Type : Miniature Sheet, Mint Condition
Colour : Multi Colour
Denomination : 1500 Paise each
Stamps Printed : 205110 each
Miniature Sheet Printed : 0.1 million
Printing Process : Wet Offset
Printer : Security Printing Press, Hyderabad
About :
- Picnics, tours, trips and excursions are part and parcel of our life. They provide us complete opportunities to study the book of Nature as Shakespeare says, “We find sermons in stones, tongues, in trees and books in running brooks”. “Picnic” conjures up a picture of freedom from our daily routine, from the chaos of urban life and from the confines of the concrete jungle. It provides an imagery of fun with family and friends, children playing, laughing, chasing a butterfly and their parents soaking up the atmosphere of happiness, however transient. Humankind has evolved in the lap of nature and the urge to reconnect with the soothing greenery is only natural. Descriptions of picnics show that the idea of a meal that was jointly contributed and was enjoyed out-of-doors was essential to a picnic from the early 19th century.

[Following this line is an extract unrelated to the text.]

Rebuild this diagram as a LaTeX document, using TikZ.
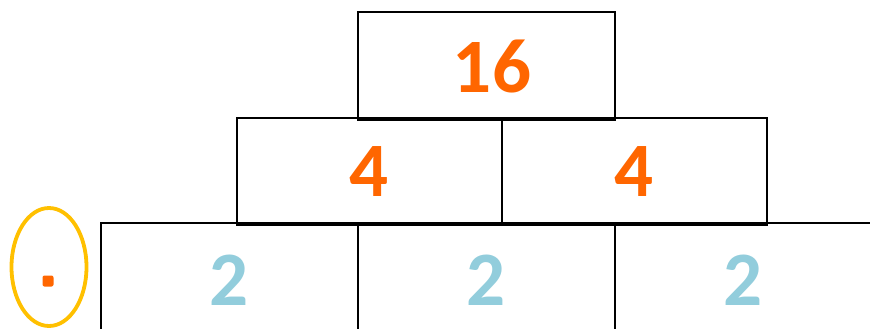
\documentclass[tikz,border=0pt]{standalone}
\usepackage{fontspec}
\setmainfont{Carlito}
\usetikzlibrary{shapes.geometric}
\definecolor{numorange}{HTML}{FF6600}
\definecolor{numblue}{HTML}{92CDDC}
\definecolor{ringgold}{HTML}{FFC000}
\begin{document}
\begin{tikzpicture}[x=1pt,y=-1pt,
  cell/.style={draw=black,line width=2.8pt,inner sep=0pt,outer sep=0pt},
  num/.style={font=\bfseries\fontsize{77}{77}\selectfont,inner sep=0pt}]
\clip (0,0) rectangle (870,329);
\fill[white] (0,0) rectangle (870,329);
% top
\node[cell,minimum width=257pt,minimum height=108pt] (top) at (486.5,66) {};
\node[num,text=numorange] (t16) at (492,67) {16};
% middle
\node[cell,minimum width=265pt,minimum height=107pt] (ml) at (369.5,171.5) {};
\node[cell,minimum width=265pt,minimum height=107pt] (mr) at (634.5,171.5) {};
\node[num,text=numorange] (n4a) at (ml.center) {4};
\node[num,text=numorange] (n4b) at (mr.center) {4};
% bottom
\node[cell,minimum width=257pt,minimum height=200pt] (bl) at (229.5,323) {};
\node[cell,minimum width=257pt,minimum height=200pt] (bm) at (486.5,323) {};
\node[cell,minimum width=257pt,minimum height=200pt] (br) at (743.5,323) {};
\draw[line width=2.8pt] (br.north east) -- (880,223);
\node[num,text=numblue] (n2a) at (229.5,280) {2};
\node[num,text=numblue] (n2b) at (486.5,280) {2};
\node[num,text=numblue] (n2c) at (743.5,280) {2};
% ring with dot
\node[draw=ringgold,line width=3.8pt,ellipse,minimum width=75pt,minimum height=118pt,inner sep=0pt] (ring) at (49,267) {};
\fill[numorange,rounded corners=2pt] (42.5,275.5) rectangle (53.5,286.5);
\end{tikzpicture}
\end{document}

- The Oxford English Dictionary says that the word “picnic” originally referred to fashionable social entertainment in which each person contributed a share of the provisions, and says that the first recorded use of “picnic” in English appears in 1748 in a letter from Lord Chesterfield to his son, in the sense of an assembly or social gathering. A subsequent mention occurs in a letter from Lady M. Coke to Lady Stafford in 1763 from Hanover. Gustaf Palmfelt, a Swede, in a 1738 translation into Swedish used “picnick” (in the sense of an assembly); Swedish continues to use “picnick” and suggests that it is of French or English origin. Larousse Gastronomique states that ‘picnic’ is a contraction of pique (to pick), piquante (sharp or pungent), and nique (of small value). This suggestion seems commonsensical, but it is guesswork based on the technique of word formation by clipping words together to form a new word.
- In the arts and literature, picnics tend to be more concerned with place, action, and figurative meanings and less concerned with food, if it is mentioned at all. Oliver Goldsmith, whom Georgina Battiscombe (English Picnics, 1949) credits with describing the first picnic in English literature in The Vicar of Wakefield (1766) provides these bare bones: “Our family dined in the field, and we sat, or rather, reclined round a temperate repast, our cloth spread upon the hay.” Battiscombe insists that a picnic must be a meal eaten outdoors to which diners bring something to eat, even if there is no sharing. She suggests that before the Romantics made nature fashionable “no one connected the idea of pleasure with the notion of a meal eaten anywhere but under a roof”.
- In London, the so-called Picnic Society (1802) was a short-lived elite social club organized for entertainment. But a decade later “picnic” is used only in the sense of a meal eaten outdoors. However, the idea of picnic is universal, and finds expression in different languages across the world. For example, Italians use scampagnata (holiday in the country), or lolazione Sull’erba (luncheon on the grass). Spaniards use comida al aire libre (luncheon on the grass), or comida campestre (eat in the country). Spanish dictionaries seem unaware that Ménage thinks the word may be of Spanish origin. Koreans use both the Chinese so pong (a little meal in the country) and “picnic”. Their favorite picnic time occurs when the cherry trees are in bloom. The Japanese have a long history of depicting meals taken outdoors, often celebrating hanami, the cherry blossom season, or another seasonal event. In 1862, “picnic” was translated as shokuji (meal), and in the twentieth century, the Japanese adopted the loanword pikunikku.
- Picnics are often family-oriented or a large get-together such as company picnics, school picnics, etc. Picnics add spice to our life. They refresh out tired nerves. Picnics give students a temporary relief from their studies. After enjoying a picnic, they feel fresh and take up their studies with renewed vigour. Every school and college arranges picnics for its students. Outdoor games or some other form of entertainment are common at large picnics. In established public parks, a picnic area generally includes picnic tables and possibly other items related to eating outdoors, such as built-in grills, water faucets, garbage containers, and restrooms. Some picnics are a potluck, an entertainment at which each person contributed some dish to a common table for all to share.
- Picnic is inseparable from nature, and preserving our ecosystem is critical to preserve the tradition of outdoor eating, playing or any other outdoor activity, especially if it involves children. With increase of urbanisation, such spots of untainted greenery where a clear stream hustles past is becoming rare sight. It therefore becomes important that we work towards conservation of nature so that our future generation is able to enjoy their simple pleasures.
- Text : Based on material available on the internet.